- DATA
- - -
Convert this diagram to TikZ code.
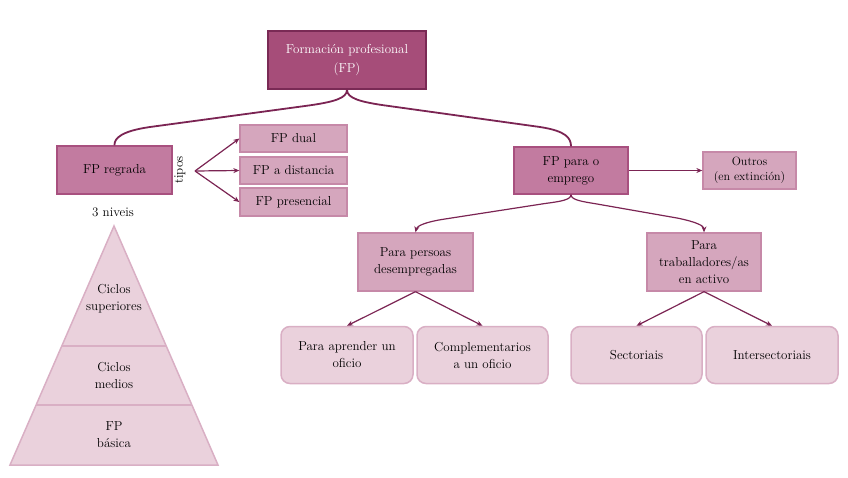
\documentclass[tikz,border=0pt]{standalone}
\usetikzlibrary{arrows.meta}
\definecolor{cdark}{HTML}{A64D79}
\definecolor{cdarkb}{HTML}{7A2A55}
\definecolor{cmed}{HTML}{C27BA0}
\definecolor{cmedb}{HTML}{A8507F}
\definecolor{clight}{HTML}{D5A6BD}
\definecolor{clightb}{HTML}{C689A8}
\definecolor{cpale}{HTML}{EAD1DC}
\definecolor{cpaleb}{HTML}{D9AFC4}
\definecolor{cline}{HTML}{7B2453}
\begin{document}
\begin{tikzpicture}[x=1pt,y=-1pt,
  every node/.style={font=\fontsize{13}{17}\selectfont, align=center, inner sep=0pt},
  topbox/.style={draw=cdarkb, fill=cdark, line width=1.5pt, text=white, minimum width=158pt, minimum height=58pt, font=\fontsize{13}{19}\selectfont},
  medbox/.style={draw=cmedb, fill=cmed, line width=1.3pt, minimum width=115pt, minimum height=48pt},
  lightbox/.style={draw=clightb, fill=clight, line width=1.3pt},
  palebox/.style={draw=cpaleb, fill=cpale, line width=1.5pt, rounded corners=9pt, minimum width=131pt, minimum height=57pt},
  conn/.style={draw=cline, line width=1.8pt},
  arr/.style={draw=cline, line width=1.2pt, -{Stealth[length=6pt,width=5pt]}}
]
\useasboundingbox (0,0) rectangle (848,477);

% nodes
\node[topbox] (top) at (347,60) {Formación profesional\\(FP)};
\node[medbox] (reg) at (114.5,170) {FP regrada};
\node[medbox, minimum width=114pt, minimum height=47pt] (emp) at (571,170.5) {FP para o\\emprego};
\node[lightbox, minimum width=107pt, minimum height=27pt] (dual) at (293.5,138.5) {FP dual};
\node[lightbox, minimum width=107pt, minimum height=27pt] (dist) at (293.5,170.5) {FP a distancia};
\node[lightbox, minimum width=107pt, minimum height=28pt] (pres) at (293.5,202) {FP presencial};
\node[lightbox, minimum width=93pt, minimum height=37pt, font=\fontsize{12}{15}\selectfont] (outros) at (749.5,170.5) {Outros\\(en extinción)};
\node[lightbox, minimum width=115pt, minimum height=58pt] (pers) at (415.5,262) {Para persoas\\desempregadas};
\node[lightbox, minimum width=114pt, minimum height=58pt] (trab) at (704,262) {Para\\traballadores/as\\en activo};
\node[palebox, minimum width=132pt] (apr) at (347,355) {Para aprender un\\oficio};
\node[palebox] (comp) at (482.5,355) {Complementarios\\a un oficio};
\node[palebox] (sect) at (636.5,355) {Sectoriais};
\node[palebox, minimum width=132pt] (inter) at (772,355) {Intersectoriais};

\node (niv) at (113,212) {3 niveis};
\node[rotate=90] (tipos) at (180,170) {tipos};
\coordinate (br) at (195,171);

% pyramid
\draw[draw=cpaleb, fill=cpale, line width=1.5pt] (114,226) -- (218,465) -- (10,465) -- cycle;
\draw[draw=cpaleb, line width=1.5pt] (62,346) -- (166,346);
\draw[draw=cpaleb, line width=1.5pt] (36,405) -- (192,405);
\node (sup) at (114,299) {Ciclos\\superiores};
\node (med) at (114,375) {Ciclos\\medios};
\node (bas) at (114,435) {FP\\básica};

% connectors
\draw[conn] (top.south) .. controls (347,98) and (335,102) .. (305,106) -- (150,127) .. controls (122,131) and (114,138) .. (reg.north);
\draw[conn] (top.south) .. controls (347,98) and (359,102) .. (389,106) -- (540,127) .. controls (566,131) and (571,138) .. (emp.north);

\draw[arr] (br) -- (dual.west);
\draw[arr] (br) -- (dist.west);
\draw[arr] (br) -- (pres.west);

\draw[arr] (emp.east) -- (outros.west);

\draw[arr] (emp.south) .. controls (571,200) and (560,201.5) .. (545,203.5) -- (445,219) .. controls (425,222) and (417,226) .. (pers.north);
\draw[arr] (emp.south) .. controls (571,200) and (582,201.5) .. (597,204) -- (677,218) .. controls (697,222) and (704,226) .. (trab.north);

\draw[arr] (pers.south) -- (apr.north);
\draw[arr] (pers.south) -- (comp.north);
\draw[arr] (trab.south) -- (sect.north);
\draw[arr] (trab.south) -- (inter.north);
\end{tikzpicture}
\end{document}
- - -
- PROBLEM
Write the listing out a second time exactly, dropping all images.

- OUTPUT FOR THIS TASK
Convert this diagram to TikZ code.
\documentclass[tikz,border=0pt]{standalone}
\usetikzlibrary{arrows.meta}
\definecolor{cdark}{HTML}{A64D79}
\definecolor{cdarkb}{HTML}{7A2A55}
\definecolor{cmed}{HTML}{C27BA0}
\definecolor{cmedb}{HTML}{A8507F}
\definecolor{clight}{HTML}{D5A6BD}
\definecolor{clightb}{HTML}{C689A8}
\definecolor{cpale}{HTML}{EAD1DC}
\definecolor{cpaleb}{HTML}{D9AFC4}
\definecolor{cline}{HTML}{7B2453}
\begin{document}
\begin{tikzpicture}[x=1pt,y=-1pt,
  every node/.style={font=\fontsize{13}{17}\selectfont, align=center, inner sep=0pt},
  topbox/.style={draw=cdarkb, fill=cdark, line width=1.5pt, text=white, minimum width=158pt, minimum height=58pt, font=\fontsize{13}{19}\selectfont},
  medbox/.style={draw=cmedb, fill=cmed, line width=1.3pt, minimum width=115pt, minimum height=48pt},
  lightbox/.style={draw=clightb, fill=clight, line width=1.3pt},
  palebox/.style={draw=cpaleb, fill=cpale, line width=1.5pt, rounded corners=9pt, minimum width=131pt, minimum height=57pt},
  conn/.style={draw=cline, line width=1.8pt},
  arr/.style={draw=cline, line width=1.2pt, -{Stealth[length=6pt,width=5pt]}}
]
\useasboundingbox (0,0) rectangle (848,477);

% nodes
\node[topbox] (top) at (347,60) {Formación profesional\\(FP)};
\node[medbox] (reg) at (114.5,170) {FP regrada};
\node[medbox, minimum width=114pt, minimum height=47pt] (emp) at (571,170.5) {FP para o\\emprego};
\node[lightbox, minimum width=107pt, minimum height=27pt] (dual) at (293.5,138.5) {FP dual};
\node[lightbox, minimum width=107pt, minimum height=27pt] (dist) at (293.5,170.5) {FP a distancia};
\node[lightbox, minimum width=107pt, minimum height=28pt] (pres) at (293.5,202) {FP presencial};
\node[lightbox, minimum width=93pt, minimum height=37pt, font=\fontsize{12}{15}\selectfont] (outros) at (749.5,170.5) {Outros\\(en extinción)};
\node[lightbox, minimum width=115pt, minimum height=58pt] (pers) at (415.5,262) {Para persoas\\desempregadas};
\node[lightbox, minimum width=114pt, minimum height=58pt] (trab) at (704,262) {Para\\traballadores/as\\en activo};
\node[palebox, minimum width=132pt] (apr) at (347,355) {Para aprender un\\oficio};
\node[palebox] (comp) at (482.5,355) {Complementarios\\a un oficio};
\node[palebox] (sect) at (636.5,355) {Sectoriais};
\node[palebox, minimum width=132pt] (inter) at (772,355) {Intersectoriais};

\node (niv) at (113,212) {3 niveis};
\node[rotate=90] (tipos) at (180,170) {tipos};
\coordinate (br) at (195,171);

% pyramid
\draw[draw=cpaleb, fill=cpale, line width=1.5pt] (114,226) -- (218,465) -- (10,465) -- cycle;
\draw[draw=cpaleb, line width=1.5pt] (62,346) -- (166,346);
\draw[draw=cpaleb, line width=1.5pt] (36,405) -- (192,405);
\node (sup) at (114,299) {Ciclos\\superiores};
\node (med) at (114,375) {Ciclos\\medios};
\node (bas) at (114,435) {FP\\básica};

% connectors
\draw[conn] (top.south) .. controls (347,98) and (335,102) .. (305,106) -- (150,127) .. controls (122,131) and (114,138) .. (reg.north);
\draw[conn] (top.south) .. controls (347,98) and (359,102) .. (389,106) -- (540,127) .. controls (566,131) and (571,138) .. (emp.north);

\draw[arr] (br) -- (dual.west);
\draw[arr] (br) -- (dist.west);
\draw[arr] (br) -- (pres.west);

\draw[arr] (emp.east) -- (outros.west);

\draw[arr] (emp.south) .. controls (571,200) and (560,201.5) .. (545,203.5) -- (445,219) .. controls (425,222) and (417,226) .. (pers.north);
\draw[arr] (emp.south) .. controls (571,200) and (582,201.5) .. (597,204) -- (677,218) .. controls (697,222) and (704,226) .. (trab.north);

\draw[arr] (pers.south) -- (apr.north);
\draw[arr] (pers.south) -- (comp.north);
\draw[arr] (trab.south) -- (sect.north);
\draw[arr] (trab.south) -- (inter.north);
\end{tikzpicture}
\end{document}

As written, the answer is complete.